Another famous visitor was Muhammad Ali who came by in 1974 just months before his victory over George Foreman in the historic Rumble in the Jungle in Zaire. Ali was trying to raise funds for an Islamic college he wanted build. “He was very interested in the project and he would shadowbox with the kids.”

Dr Jensen moved into a house on the island with his wife and two children but left by the mid-1970s as his training mission was finished. But larger plans for Saadiyat even then meant the centre had closed by the late 70s. It is believed the greenhouses were moved to Al Ain but it is unclear if vegetables continued to be grown there.


 Dr. Merle Jensen, a hydroponics and soilless-growing pioneer.

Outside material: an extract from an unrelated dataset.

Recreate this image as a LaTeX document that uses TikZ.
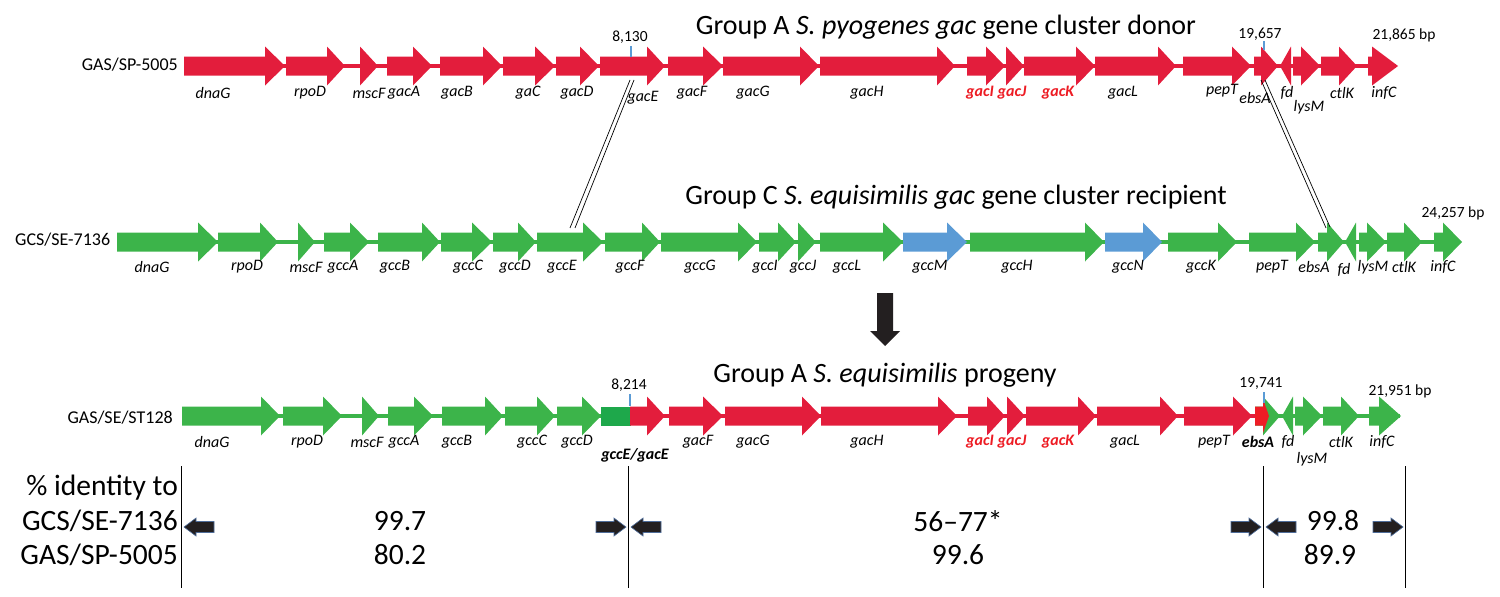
\documentclass[tikz,border=0pt]{standalone}
\usepackage{fontspec}
\setmainfont{Carlito}
\definecolor{gred}{HTML}{E31D3C}
\definecolor{ggreen}{HTML}{3CB44A}
\definecolor{gdkgreen}{HTML}{1EA84B}
\definecolor{gblue}{HTML}{5B9BD5}
\definecolor{tickblue}{HTML}{5B9BD5}
\definecolor{lblred}{HTML}{ED1C24}
\definecolor{brightred}{HTML}{EE1C25}
\definecolor{darkk}{HTML}{231F20}
\definecolor{outl}{HTML}{4F6D9A}
% gene arrow: start x, head start x, tip x, y, colour
\newcommand{\gene}[5]{\fill[#5] (#1,#4-9.5) -- (#2,#4-9.5) -- (#2,#4-19.5) -- (#3,#4) -- (#2,#4+19.5) -- (#2,#4+9.5) -- (#1,#4+9.5) -- cycle;}
% reverse gene: tip x, base x, y, colour
\newcommand{\revgene}[4]{\fill[#4] (#2,#3-19.5) -- (#1,#3) -- (#2,#3+19.5) -- cycle;}
% table arrows: tip x, y
\newcommand{\tarrowL}[2]{\filldraw[fill=darkk, draw=outl, line width=0.6pt] (#1,#2) -- (#1+12,#2-9) -- (#1+12,#2-5.5) -- (#1+30,#2-5.5) -- (#1+30,#2+5.5) -- (#1+12,#2+5.5) -- (#1+12,#2+9) -- cycle;}
\newcommand{\tarrowR}[2]{\filldraw[fill=darkk, draw=outl, line width=0.6pt] (#1,#2) -- (#1-12,#2-9) -- (#1-12,#2-5.5) -- (#1-30,#2-5.5) -- (#1-30,#2+5.5) -- (#1-12,#2+5.5) -- (#1-12,#2+9) -- cycle;}
\begin{document}
\begin{tikzpicture}[x=1pt,y=-1pt,
  genelbl/.style={font=\fontsize{16}{19}\selectfont\itshape, inner sep=0pt},
  redlbl/.style={font=\fontsize{16}{19}\selectfont\itshape\bfseries, text=lblred, inner sep=0pt},
  boldlbl/.style={font=\fontsize{16}{19}\selectfont\itshape\bfseries, inner sep=0pt},
  rowlbl/.style={font=\fontsize{18}{21}\selectfont, inner sep=0pt},
  title/.style={font=\fontsize{28}{33}\selectfont, inner sep=0pt},
  numlbl/.style={font=\fontsize{15.5}{18}\selectfont, inner sep=0pt},
  tabtxt/.style={font=\fontsize{29.5}{34}\selectfont, inner sep=0pt},
  backbone/.style={line width=4pt},
  tick/.style={draw=tickblue, line width=1.2pt},
  cross/.style={draw=black, line width=0.7pt},
  vline/.style={draw=black, line width=1pt}]
\useasboundingbox (0,0) rectangle (1500,597);

% ---------------- top row: GAS/SP-5005 ----------------
\draw[backbone, gred] (184,66) -- (1396,66);
\gene{184}{265}{285}{66}{gred}
\gene{286}{327}{345}{66}{gred}
\gene{360}{360}{378}{66}{gred}
\gene{387}{413}{432}{66}{gred}
\gene{440}{483}{502}{66}{gred}
\gene{503}{535}{555}{66}{gred}
\gene{556}{580}{599}{66}{gred}
\gene{600}{647}{665}{66}{gred}
\gene{668}{703}{723}{66}{gred}
\gene{723}{800}{819}{66}{gred}
\gene{820}{937}{955}{66}{gred}
\gene{967}{986}{1005}{66}{gred}
\gene{1006}{1006}{1024}{66}{gred}
\gene{1024}{1076}{1095}{66}{gred}
\gene{1095}{1158}{1176}{66}{gred}
\gene{1183}{1232}{1251}{66}{gred}
\gene{1254}{1261}{1278}{66}{gred}
\revgene{1280}{1291}{66}{gred}
\gene{1293}{1301}{1320}{66}{gred}
\gene{1321}{1339}{1357}{66}{gred}
\gene{1368}{1372}{1398}{66}{gred}

\node[rowlbl, anchor=east] (rowA) at (178,65) {GAS/SP-5005};
\node[title] (titleA) at (946,27) {Group A \textit{S. pyogenes gac} gene cluster donor};
\node[numlbl] (nA1) at (630,37) {8,130};
\coordinate (tA1a) at (631,46); \coordinate (tA1b) at (631,57);
\draw[tick] (tA1a) -- (tA1b);
\node[numlbl] (nA2) at (1260,34) {19,657};
\coordinate (tA2a) at (1264,41); \coordinate (tA2b) at (1264,50);
\draw[tick] (tA2a) -- (tA2b);
\node[numlbl] (nA3) at (1404,35) {21,865 bp};

\node[genelbl] (a1) at (213,93) {dnaG};
\node[genelbl] (a2) at (310,93) {rpoD};
\node[genelbl] (a3) at (369,93) {mscF};
\node[genelbl] (a4) at (404,93) {gacA};
\node[genelbl] (a5) at (457,93) {gacB};
\node[genelbl] (a6) at (528,93) {gaC};
\node[genelbl] (a7) at (577,93) {gacD};
\node[genelbl] (a8) at (643,98) {gacE};
\node[genelbl] (a9) at (692,93) {gacF};
\node[genelbl] (a10) at (753,93) {gacG};
\node[genelbl] (a11) at (867,93) {gacH};
\node[redlbl] (a12) at (980,93) {gacI};
\node[redlbl] (a13) at (1012,93) {gacJ};
\node[redlbl] (a14) at (1058,93) {gacK};
\node[genelbl] (a15) at (1123,93) {gacL};
\node[genelbl] (a16) at (1222,91) {pepT};
\node[genelbl] (a17) at (1255,98) {ebsA};
\node[genelbl] (a18) at (1287,93) {fd};
\node[genelbl] (a19) at (1309,107) {lysM};
\node[genelbl] (a20) at (1342,93) {ctlK};
\node[genelbl] (a21) at (1384,93) {infC};

% ---------------- middle row: GCS/SE-7136 ----------------
\draw[backbone, ggreen] (117,242) -- (1460,242);
\gene{117}{198}{218}{242}{ggreen}
\gene{218}{260}{278}{242}{ggreen}
\gene{298}{298}{315}{242}{ggreen}
\gene{324}{350}{369}{242}{ggreen}
\gene{378}{422}{440}{242}{ggreen}
\gene{441}{472}{492}{242}{ggreen}
\gene{493}{518}{536}{242}{ggreen}
\gene{537}{583}{603}{242}{ggreen}
\gene{605}{642}{660}{242}{ggreen}
\gene{661}{738}{757}{242}{ggreen}
\gene{759}{778}{796}{242}{ggreen}
\gene{798}{798}{816}{242}{ggreen}
\gene{820}{883}{903}{242}{ggreen}
\gene{903}{947}{967}{242}{gblue}
\gene{970}{1085}{1104}{242}{ggreen}
\gene{1105}{1143}{1162}{242}{gblue}
\gene{1168}{1218}{1237}{242}{ggreen}
\gene{1249}{1296}{1315}{242}{ggreen}
\gene{1318}{1327}{1344}{242}{ggreen}
\revgene{1345}{1356}{242}{ggreen}
\gene{1359}{1367}{1386}{242}{ggreen}
\gene{1387}{1404}{1422}{242}{ggreen}
\gene{1434}{1443}{1462}{242}{ggreen}

\node[rowlbl, anchor=west] (rowC) at (15,240) {GCS/SE-7136};
\node[title] (titleC) at (956,197) {Group C \textit{S. equisimilis gac} gene cluster recipient};
\node[numlbl] (nC1) at (1453,213) {24,257 bp};

\node[genelbl] (c1) at (152,267) {dnaG};
\node[genelbl] (c2) at (247,267) {rpoD};
\node[genelbl] (c3) at (306,267) {mscF};
\node[genelbl] (c4) at (343,267) {gccA};
\node[genelbl] (c5) at (395,267) {gccB};
\node[genelbl] (c6) at (468,267) {gccC};
\node[genelbl] (c7) at (515,267) {gccD};
\node[genelbl] (c8) at (562,267) {gccE};
\node[genelbl] (c9) at (630,267) {gccF};
\node[genelbl] (c10) at (700,267) {gccG};
\node[genelbl] (c11) at (765,267) {gccI};
\node[genelbl] (c12) at (803,267) {gccJ};
\node[genelbl] (c13) at (847,267) {gccL};
\node[genelbl] (c14) at (930,267) {gccM};
\node[genelbl] (c15) at (1017,267) {gccH};
\node[genelbl] (c16) at (1128,267) {gccN};
\node[genelbl] (c17) at (1201,267) {gccK};
\node[genelbl] (c18) at (1272,267) {pepT};
\node[genelbl] (c19) at (1314,267) {ebsA};
\node[genelbl] (c20) at (1344,270) {fd};
\node[genelbl] (c21) at (1373,267) {lysM};
\node[genelbl] (c22) at (1404,267) {ctlK};
\node[genelbl] (c23) at (1443,267) {infC};

% crossing lines
\coordinate (xl1) at (630,80); \coordinate (xl2) at (570,228);
\coordinate (xl3) at (634,80); \coordinate (xl4) at (575,228);
\draw[cross] (xl1) -- (xl2);
\draw[cross] (xl3) -- (xl4);
\coordinate (xr1) at (1261,80); \coordinate (xr2) at (1326,228);
\coordinate (xr3) at (1265,80); \coordinate (xr4) at (1330,227);
\draw[cross] (xr1) -- (xr2);
\draw[cross] (xr3) -- (xr4);

% big down arrow
\fill[darkk] (877,293) -- (893,293) -- (893,331) -- (900,331) -- (885,346) -- (870,331) -- (877,331) -- cycle;

% ---------------- bottom row: GAS/SE/ST128 ----------------
\draw[backbone, ggreen] (182,416) -- (601,416);
\draw[backbone, gred] (630,416) -- (1256,416);
\draw[backbone, ggreen] (1263,416) -- (1400,416);
\gene{182}{261}{280}{416}{ggreen}
\gene{283}{323}{342}{416}{ggreen}
\gene{362}{362}{379}{416}{ggreen}
\gene{388}{414}{433}{416}{ggreen}
\gene{442}{485}{503}{416}{ggreen}
\gene{505}{537}{555}{416}{ggreen}
\gene{557}{582}{601}{416}{ggreen}
\fill[gdkgreen] (601,406.5) rectangle (630.5,425.5);
\gene{630}{647}{665}{416}{gred}
\gene{669}{703}{723}{416}{gred}
\gene{725}{802}{821}{416}{gred}
\gene{821}{938}{957}{416}{gred}
\gene{968}{987}{1005}{416}{gred}
\gene{1007}{1007}{1025}{416}{gred}
\gene{1026}{1078}{1096}{416}{gred}
\gene{1097}{1160}{1178}{416}{gred}
\gene{1184}{1233}{1252}{416}{gred}
\gene{1255}{1263}{1280}{416}{ggreen}
\fill[brightred] (1255,406.5) -- (1263,406.5) -- (1263,399) -- (1269,416) -- (1263,433) -- (1263,425.5) -- (1255,425.5) -- cycle;
\revgene{1282}{1293}{416}{ggreen}
\gene{1295}{1303}{1322}{416}{ggreen}
\gene{1323}{1341}{1359}{416}{ggreen}
\gene{1369}{1379}{1401}{416}{ggreen}

\node[rowlbl, anchor=east] (rowB) at (173,418) {GAS/SE/ST128};
\node[title] (titleB) at (885,375) {Group A \textit{S. equisimilis} progeny};
\node[numlbl] (nB1) at (629,385) {8,214};
\coordinate (tB1a) at (630,394); \coordinate (tB1b) at (630,406);
\draw[tick] (tB1a) -- (tB1b);
\node[numlbl] (nB2) at (1261,383) {19,741};
\coordinate (tB2a) at (1264,392); \coordinate (tB2b) at (1264,403);
\draw[tick] (tB2a) -- (tB2b);
\node[numlbl] (nB3) at (1400,391) {21,951 bp};

\node[genelbl] (b1) at (212,442) {dnaG};
\node[genelbl] (b2) at (307,442) {rpoD};
\node[genelbl] (b3) at (367,442) {mscF};
\node[genelbl] (b4) at (404,442) {gccA};
\node[genelbl] (b5) at (457,442) {gccB};
\node[genelbl] (b6) at (532,442) {gccC};
\node[genelbl] (b7) at (577,442) {gccD};
\node[boldlbl] (b8) at (635,455) {gccE/gacE};
\node[genelbl] (b9) at (698,442) {gacF};
\node[genelbl] (b10) at (753,442) {gacG};
\node[genelbl] (b11) at (867,442) {gacH};
\node[redlbl] (b12) at (980,442) {gacI};
\node[redlbl] (b13) at (1012,442) {gacJ};
\node[redlbl] (b14) at (1058,442) {gacK};
\node[genelbl] (b15) at (1125,442) {gacL};
\node[genelbl] (b16) at (1214,442) {pepT};
\node[boldlbl] (b17) at (1258,442) {ebsA};
\node[genelbl] (b18) at (1288,442) {fd};
\node[genelbl] (b19) at (1312,459) {lysM};
\node[genelbl] (b20) at (1341,442) {ctlK};
\node[genelbl] (b21) at (1382,442) {infC};

% ---------------- identity table ----------------
\coordinate (v1t) at (181,466); \coordinate (v1b) at (181,588);
\coordinate (v2t) at (628,466); \coordinate (v2b) at (628,588);
\coordinate (v3t) at (1263,466); \coordinate (v3b) at (1263,588);
\coordinate (v4t) at (1405,466); \coordinate (v4b) at (1405,588);
\draw[vline] (v1t) -- (v1b);
\draw[vline] (v2t) -- (v2b);
\draw[vline] (v3t) -- (v3b);
\draw[vline] (v4t) -- (v4b);

\node[tabtxt, anchor=east] (t0) at (178,488) {\% identity to};
\node[tabtxt, anchor=east] (t1) at (178,521) {GCS/SE-7136};
\node[tabtxt, anchor=east] (t2) at (178,555) {GAS/SP-5005};
\node[tabtxt] (t3) at (400,521) {99.7};
\node[tabtxt] (t4) at (400,555) {80.2};
\node[tabtxt] (t5) at (958,521) {56–77*};
\node[tabtxt] (t6) at (958,555) {99.6};
\node[tabtxt] (t7) at (1333,521) {99.8};
\node[tabtxt] (t8) at (1330,555) {89.9};

\tarrowL{184}{527}
\tarrowR{626}{527}
\tarrowL{631}{527}
\tarrowR{1261}{527}
\tarrowL{1266}{527}
\tarrowR{1403}{527}
\end{tikzpicture}
\end{document}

 (Photo by Reem Mohammed/The National)

Section:  NA
Merle Jensen, a hydroponics pioneer, who has returned to the UAE 50 years after a greenhouse project on Saadiyat. Reem Mohammed / The National)

The issue of food security is more important than ever today. The UAE imports about 85 per cent of its food and water resources are under pressure, but the UAE has appointed a minister for food security.

The Ministry of Climate Change and Environment has recently launched a project to help farmers use hydroponics and recent statistics show 20 per cent of fruit and vegetables consumed in the UAE have been grown here.

Dr Jensen, who went on to help design the land pavilion at Disney World, believes with the right investment, it is feasible to feed the entire UAE from crops grown here. “They know the oil days are limited,” he said. “A lot is going into engineering but not agriculture. Bring the best guys in and go for it.”

Dr Jensen, a guest of the US embassy, leaves on Saturday and is staying at a hotel on Saadiyat not far from the original greenhouses.

“I said to one of the hotel guests today – do you know that I was a farmer on this island? They thought I was crazy,” he said with a chuckle. “It is remarkable to me even now.”